- **Extracted entries**
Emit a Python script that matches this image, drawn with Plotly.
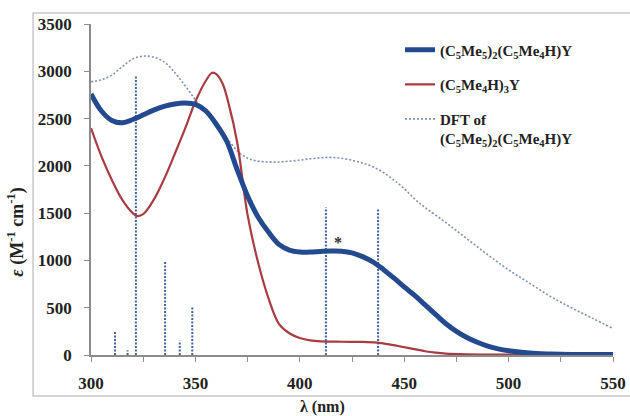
import plotly.graph_objects as go

# Experimental (C5Me5)2(C5Me4H)Y
wl_a = [300, 305, 310, 315, 320, 325, 330, 335, 340, 345, 350, 355, 360, 365, 370, 375, 380, 385, 390, 395,
        400, 405, 410, 415, 420, 425, 430, 435, 440, 445, 450, 455, 460, 465, 470, 475, 480, 485, 490, 495,
        500, 510, 520, 530, 550]
eps_a = [2760, 2580, 2480, 2455, 2490, 2540, 2590, 2630, 2655, 2665, 2650, 2580, 2440, 2260, 1960, 1680, 1460, 1300, 1170, 1110,
         1090, 1088, 1095, 1100, 1098, 1080, 1040, 985, 905, 815, 720, 630, 530, 430, 330, 250, 185, 135, 95, 65,
         45, 20, 10, 5, 5]

# Experimental (C5Me4H)3Y
wl_b = [300, 305, 310, 315, 320, 322, 325, 330, 335, 340, 345, 350, 355, 358, 360, 363, 366, 370, 375, 380,
        385, 390, 395, 400, 405, 410, 420, 430, 437, 442, 447, 453, 460, 465, 470, 480, 500, 550]
eps_b = [2400, 2100, 1850, 1640, 1500, 1470, 1490, 1640, 1860, 2120, 2390, 2680, 2900, 2985, 2970, 2870, 2650, 2250, 1480, 980,
         600, 330, 230, 180, 155, 145, 140, 138, 130, 115, 95, 70, 40, 25, 15, 8, 5, 5]

# DFT of (C5Me5)2(C5Me4H)Y
wl_c = [300, 305, 310, 315, 320, 325, 330, 335, 340, 345, 350, 355, 360, 365, 370, 375, 380, 385, 390, 395,
        400, 405, 410, 415, 420, 425, 430, 435, 440, 445, 450, 455, 460, 470, 480, 490, 500, 510, 520, 530, 540, 550]
eps_c = [2890, 2910, 2960, 3050, 3130, 3160, 3150, 3100, 2990, 2850, 2700, 2560, 2440, 2300, 2160, 2080, 2050, 2040, 2040, 2050,
         2060, 2075, 2085, 2090, 2080, 2060, 2030, 1990, 1930, 1850, 1760, 1650, 1560, 1400, 1230, 1060, 900, 760, 620, 500, 390, 280]

# DFT transitions (sticks)
stick_wl = [311.5, 317.5, 321.5, 335.5, 342.5, 348.5, 412.5, 437.5]
stick_eps = [255, 50, 2960, 990, 150, 510, 1560, 1540]

xticks = [300, 350, 400, 450, 500, 550]
yticks = [0, 500, 1000, 1500, 2000, 2500, 3000, 3500]

FONT = "Liberation Serif"
navy = "#234A8E"
red = "#A93B42"
dft = "#7D8FB5"
stick_col = "#3F62A0"
axis_col = "#8C8C8C"

sx, sy = [], []
for w, e in zip(stick_wl, stick_eps):
    sx += [w, w, None]
    sy += [0, e, None]

fig = go.Figure()
fig.add_trace(go.Scatter(x=sx, y=sy, mode="lines", showlegend=False,
                         line=dict(color=stick_col, width=2, dash="2px,1.5px"), hoverinfo="skip"))
fig.add_trace(go.Scatter(x=wl_c, y=eps_c, mode="lines", line_shape="spline",
                         name="DFT of<br>(C<sub>5</sub>Me<sub>5</sub>)<sub>2</sub>(C<sub>5</sub>Me<sub>4</sub>H)Y",
                         legendrank=3, legendgroup="c",
                         line=dict(color=dft, width=1.6, dash="2px,2px")))
fig.add_trace(go.Scatter(x=wl_b, y=eps_b, mode="lines", line_shape="spline",
                         name="(C<sub>5</sub>Me<sub>4</sub>H)<sub>3</sub>Y", legendrank=2, legendgroup="b",
                         line=dict(color=red, width=2.2)))
fig.add_trace(go.Scatter(x=wl_a, y=eps_a, mode="lines", line_shape="spline",
                         name="(C<sub>5</sub>Me<sub>5</sub>)<sub>2</sub>(C<sub>5</sub>Me<sub>4</sub>H)Y", legendrank=1,
                         legendgroup="a",
                         line=dict(color=navy, width=5)))

fig.add_annotation(x=418.5, y=1190, text="*", showarrow=False, xref="x", yref="y",
                   font=dict(family=FONT, size=16, color="#333333", weight="bold"))

# axis titles (placed outside the chart frame, as in the reference)
fig.add_annotation(x=0.444, y=-0.157, xref="paper", yref="paper", showarrow=False,
                   text="λ (nm)", xanchor="center", yanchor="middle",
                   font=dict(family=FONT, size=16, color="#222222", weight="bold"))
fig.add_annotation(x=-0.144, y=0.372, xref="paper", yref="paper", showarrow=False, textangle=-90,
                   text="<i>ε</i> (M<sup>-1</sup> cm<sup>-1</sup>)", xanchor="center", yanchor="middle",
                   font=dict(family=FONT, size=18, color="#222222", weight="bold"))

# outer chart frame
fig.add_shape(type="rect", xref="paper", yref="paper", x0=-0.111, x1=1.04, y0=-0.124, y1=1.033,
              line=dict(color="#C8C8C8", width=1.5), fillcolor="rgba(0,0,0,0)", layer="below")

fig.update_layout(
    width=630, height=416,
    margin=dict(l=91, r=17, t=24, b=61),
    paper_bgcolor="white", plot_bgcolor="white",
    font=dict(family=FONT, size=15, color="#222222", weight="bold"),
    legend=dict(x=0.592, y=0.971, xanchor="left", yanchor="top", bgcolor="rgba(0,0,0,0)",
                font=dict(family=FONT, size=15, color="#222222", weight="bold"),
                tracegroupgap=12, valign="top", traceorder="grouped"),
    xaxis=dict(range=[300, 550], tickvals=xticks, ticks="outside", ticklen=5, tickcolor=axis_col,
               showline=True, linecolor=axis_col, linewidth=1.5, showgrid=False, zeroline=False,
               automargin=False, ticklabelstandoff=7,
               minor=dict(dtick=25, ticks="outside", ticklen=5, tickcolor=axis_col),
               tickfont=dict(family=FONT, size=17, weight="bold", color="#222222")),
    yaxis=dict(range=[0, 3500], tickvals=yticks, ticks="outside", ticklen=5, tickcolor=axis_col,
               showline=True, linecolor=axis_col, linewidth=1.5, showgrid=False, zeroline=False,
               automargin=False, ticklabelstandoff=9,
               tickfont=dict(family=FONT, size=17, weight="bold", color="#222222")),
)

fig.write_html("out.html", config={"displayModeBar": False},
               post_script="document.body.style.margin='0';document.body.style.overflow='hidden';")
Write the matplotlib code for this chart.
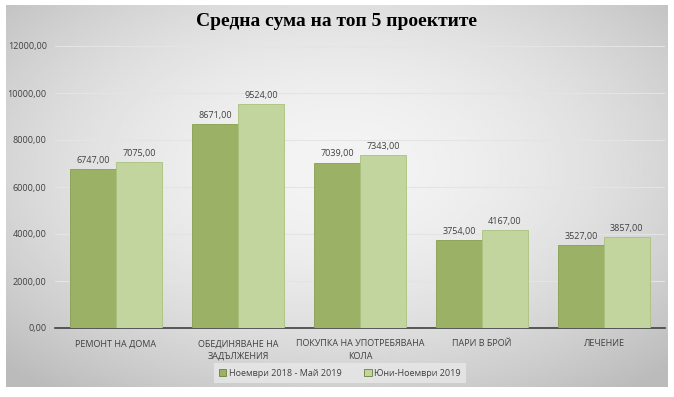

- **Task**
Your answer should be only the number of lines that hold the word "this".

- **Written reply**
2